● Instruction
Output the first line of the listing and each line after it, up to and including the line that contains "import * as", exactly as written, minus the pictures.

++++ Dataset content

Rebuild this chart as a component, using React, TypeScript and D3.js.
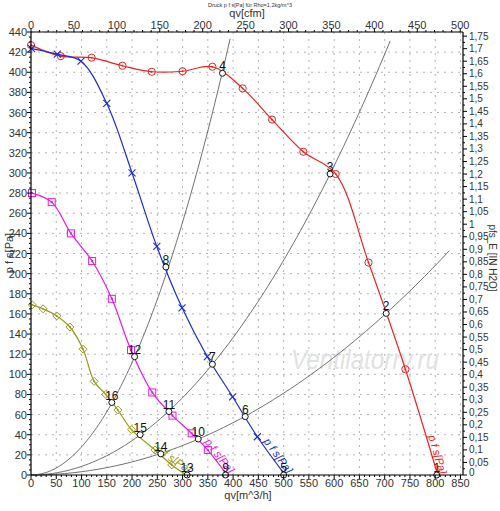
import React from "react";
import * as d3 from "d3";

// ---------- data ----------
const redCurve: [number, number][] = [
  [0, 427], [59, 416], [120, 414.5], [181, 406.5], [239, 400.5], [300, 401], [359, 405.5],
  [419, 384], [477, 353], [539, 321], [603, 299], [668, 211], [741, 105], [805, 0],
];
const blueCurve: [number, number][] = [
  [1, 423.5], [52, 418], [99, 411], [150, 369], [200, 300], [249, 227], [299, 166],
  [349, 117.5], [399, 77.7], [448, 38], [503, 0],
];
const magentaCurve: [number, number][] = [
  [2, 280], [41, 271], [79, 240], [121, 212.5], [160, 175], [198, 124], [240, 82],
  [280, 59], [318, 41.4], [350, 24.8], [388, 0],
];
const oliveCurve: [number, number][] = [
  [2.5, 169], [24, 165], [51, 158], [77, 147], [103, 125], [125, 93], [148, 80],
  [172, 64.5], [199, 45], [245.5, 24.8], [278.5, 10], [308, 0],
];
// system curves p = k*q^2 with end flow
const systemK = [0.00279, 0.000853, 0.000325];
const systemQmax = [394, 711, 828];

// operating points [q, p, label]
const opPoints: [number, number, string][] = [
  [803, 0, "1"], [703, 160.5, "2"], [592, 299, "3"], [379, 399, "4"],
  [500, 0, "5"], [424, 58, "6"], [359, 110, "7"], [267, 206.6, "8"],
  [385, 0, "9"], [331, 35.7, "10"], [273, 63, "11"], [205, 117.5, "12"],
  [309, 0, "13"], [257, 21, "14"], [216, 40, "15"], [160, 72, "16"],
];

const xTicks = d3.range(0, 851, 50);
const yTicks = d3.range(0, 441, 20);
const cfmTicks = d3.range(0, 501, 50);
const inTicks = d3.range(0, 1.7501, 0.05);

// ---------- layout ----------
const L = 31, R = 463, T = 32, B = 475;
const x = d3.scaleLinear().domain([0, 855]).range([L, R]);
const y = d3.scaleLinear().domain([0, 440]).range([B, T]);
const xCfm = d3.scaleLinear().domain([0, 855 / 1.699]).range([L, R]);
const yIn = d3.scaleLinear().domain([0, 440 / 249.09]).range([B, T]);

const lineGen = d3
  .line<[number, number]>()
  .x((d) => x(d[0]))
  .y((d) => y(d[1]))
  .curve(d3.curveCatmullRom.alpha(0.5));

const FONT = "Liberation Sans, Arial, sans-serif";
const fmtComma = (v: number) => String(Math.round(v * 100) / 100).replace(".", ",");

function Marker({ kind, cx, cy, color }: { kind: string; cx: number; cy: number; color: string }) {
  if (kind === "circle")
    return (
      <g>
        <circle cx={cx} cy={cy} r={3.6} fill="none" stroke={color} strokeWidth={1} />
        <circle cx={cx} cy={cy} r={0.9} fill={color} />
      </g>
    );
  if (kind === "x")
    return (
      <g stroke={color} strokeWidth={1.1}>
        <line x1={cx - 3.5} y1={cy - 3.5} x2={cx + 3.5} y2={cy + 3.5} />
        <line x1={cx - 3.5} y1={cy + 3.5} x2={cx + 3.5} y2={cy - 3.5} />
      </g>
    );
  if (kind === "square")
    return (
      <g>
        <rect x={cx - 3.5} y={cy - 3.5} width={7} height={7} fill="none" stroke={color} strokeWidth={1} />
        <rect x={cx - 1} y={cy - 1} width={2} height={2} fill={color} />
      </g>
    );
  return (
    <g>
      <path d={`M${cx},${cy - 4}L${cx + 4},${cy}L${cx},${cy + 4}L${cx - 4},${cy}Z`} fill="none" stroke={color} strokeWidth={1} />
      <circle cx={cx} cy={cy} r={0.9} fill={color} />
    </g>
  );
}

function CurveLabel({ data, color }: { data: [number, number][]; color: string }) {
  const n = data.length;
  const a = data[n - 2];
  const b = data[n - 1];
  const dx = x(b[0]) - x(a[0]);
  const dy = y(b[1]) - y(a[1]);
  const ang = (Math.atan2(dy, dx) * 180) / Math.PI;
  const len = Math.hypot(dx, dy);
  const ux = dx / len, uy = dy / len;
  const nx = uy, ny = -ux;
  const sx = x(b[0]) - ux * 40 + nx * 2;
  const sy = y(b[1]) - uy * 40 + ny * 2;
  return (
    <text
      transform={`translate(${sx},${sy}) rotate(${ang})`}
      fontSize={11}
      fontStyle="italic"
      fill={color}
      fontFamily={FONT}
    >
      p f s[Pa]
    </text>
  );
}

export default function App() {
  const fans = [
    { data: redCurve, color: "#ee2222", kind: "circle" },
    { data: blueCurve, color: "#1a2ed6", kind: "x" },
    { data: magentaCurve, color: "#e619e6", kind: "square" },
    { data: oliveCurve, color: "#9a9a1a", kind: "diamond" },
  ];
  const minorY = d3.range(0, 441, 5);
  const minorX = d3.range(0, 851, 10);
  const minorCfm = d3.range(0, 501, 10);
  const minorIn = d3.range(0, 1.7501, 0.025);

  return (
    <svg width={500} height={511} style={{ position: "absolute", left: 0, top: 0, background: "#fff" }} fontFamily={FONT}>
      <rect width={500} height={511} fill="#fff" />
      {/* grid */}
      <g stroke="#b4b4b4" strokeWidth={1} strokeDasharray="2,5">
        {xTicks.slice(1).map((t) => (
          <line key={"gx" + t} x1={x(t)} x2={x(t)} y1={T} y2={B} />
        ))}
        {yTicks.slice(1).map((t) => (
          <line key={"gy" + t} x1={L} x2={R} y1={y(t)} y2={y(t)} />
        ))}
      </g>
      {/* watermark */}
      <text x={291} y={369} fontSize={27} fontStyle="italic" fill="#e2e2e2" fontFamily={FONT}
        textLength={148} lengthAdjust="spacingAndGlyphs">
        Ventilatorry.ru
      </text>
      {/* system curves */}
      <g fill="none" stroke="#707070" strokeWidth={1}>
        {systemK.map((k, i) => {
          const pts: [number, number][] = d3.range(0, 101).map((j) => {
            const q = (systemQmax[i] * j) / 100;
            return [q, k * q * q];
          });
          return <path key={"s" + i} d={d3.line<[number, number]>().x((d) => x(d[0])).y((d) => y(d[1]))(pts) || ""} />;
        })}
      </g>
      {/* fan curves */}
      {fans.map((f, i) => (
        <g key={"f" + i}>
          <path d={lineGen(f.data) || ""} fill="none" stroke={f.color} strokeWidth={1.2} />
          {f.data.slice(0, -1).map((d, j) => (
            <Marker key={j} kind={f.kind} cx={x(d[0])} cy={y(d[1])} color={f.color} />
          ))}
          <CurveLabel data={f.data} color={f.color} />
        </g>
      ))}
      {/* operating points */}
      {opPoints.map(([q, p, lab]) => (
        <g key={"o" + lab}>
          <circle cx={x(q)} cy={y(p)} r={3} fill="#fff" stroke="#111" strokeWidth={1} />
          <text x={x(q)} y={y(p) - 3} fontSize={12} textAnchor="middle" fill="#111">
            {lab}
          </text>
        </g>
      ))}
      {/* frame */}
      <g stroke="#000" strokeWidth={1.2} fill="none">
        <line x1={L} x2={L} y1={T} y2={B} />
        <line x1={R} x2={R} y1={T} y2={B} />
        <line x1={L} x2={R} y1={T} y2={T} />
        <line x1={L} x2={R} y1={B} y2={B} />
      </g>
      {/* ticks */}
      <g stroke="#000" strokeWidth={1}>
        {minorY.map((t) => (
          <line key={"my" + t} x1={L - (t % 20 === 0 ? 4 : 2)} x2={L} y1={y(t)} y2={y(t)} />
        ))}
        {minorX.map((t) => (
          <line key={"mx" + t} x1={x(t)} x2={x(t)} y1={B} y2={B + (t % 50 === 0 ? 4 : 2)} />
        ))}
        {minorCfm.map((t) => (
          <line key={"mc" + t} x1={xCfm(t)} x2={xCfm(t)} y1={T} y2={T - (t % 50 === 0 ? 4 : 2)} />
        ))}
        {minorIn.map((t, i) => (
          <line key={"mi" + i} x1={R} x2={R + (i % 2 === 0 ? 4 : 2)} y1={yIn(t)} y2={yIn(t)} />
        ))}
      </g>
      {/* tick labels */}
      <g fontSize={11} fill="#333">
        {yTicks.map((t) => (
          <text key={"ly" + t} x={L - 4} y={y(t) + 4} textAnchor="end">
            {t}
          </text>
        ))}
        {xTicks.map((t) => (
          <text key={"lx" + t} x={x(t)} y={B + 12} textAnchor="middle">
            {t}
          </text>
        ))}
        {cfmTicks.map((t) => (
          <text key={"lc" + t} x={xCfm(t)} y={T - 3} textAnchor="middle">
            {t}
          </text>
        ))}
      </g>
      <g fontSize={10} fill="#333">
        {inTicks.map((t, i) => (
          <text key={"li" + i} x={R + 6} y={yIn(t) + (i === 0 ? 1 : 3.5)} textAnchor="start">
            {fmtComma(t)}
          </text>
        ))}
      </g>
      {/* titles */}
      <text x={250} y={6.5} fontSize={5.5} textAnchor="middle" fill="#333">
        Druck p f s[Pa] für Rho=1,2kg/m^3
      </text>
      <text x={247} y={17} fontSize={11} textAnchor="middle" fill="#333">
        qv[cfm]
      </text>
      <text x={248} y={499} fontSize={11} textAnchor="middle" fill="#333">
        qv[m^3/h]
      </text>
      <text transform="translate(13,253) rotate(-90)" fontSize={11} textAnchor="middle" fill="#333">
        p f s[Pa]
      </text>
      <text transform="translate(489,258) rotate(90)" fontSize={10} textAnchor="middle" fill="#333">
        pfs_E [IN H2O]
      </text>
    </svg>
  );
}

++++++++

● Answer for the task
Rebuild this chart as a component, using React, TypeScript and D3.js.
import React from "react";
import * as d3 from "d3";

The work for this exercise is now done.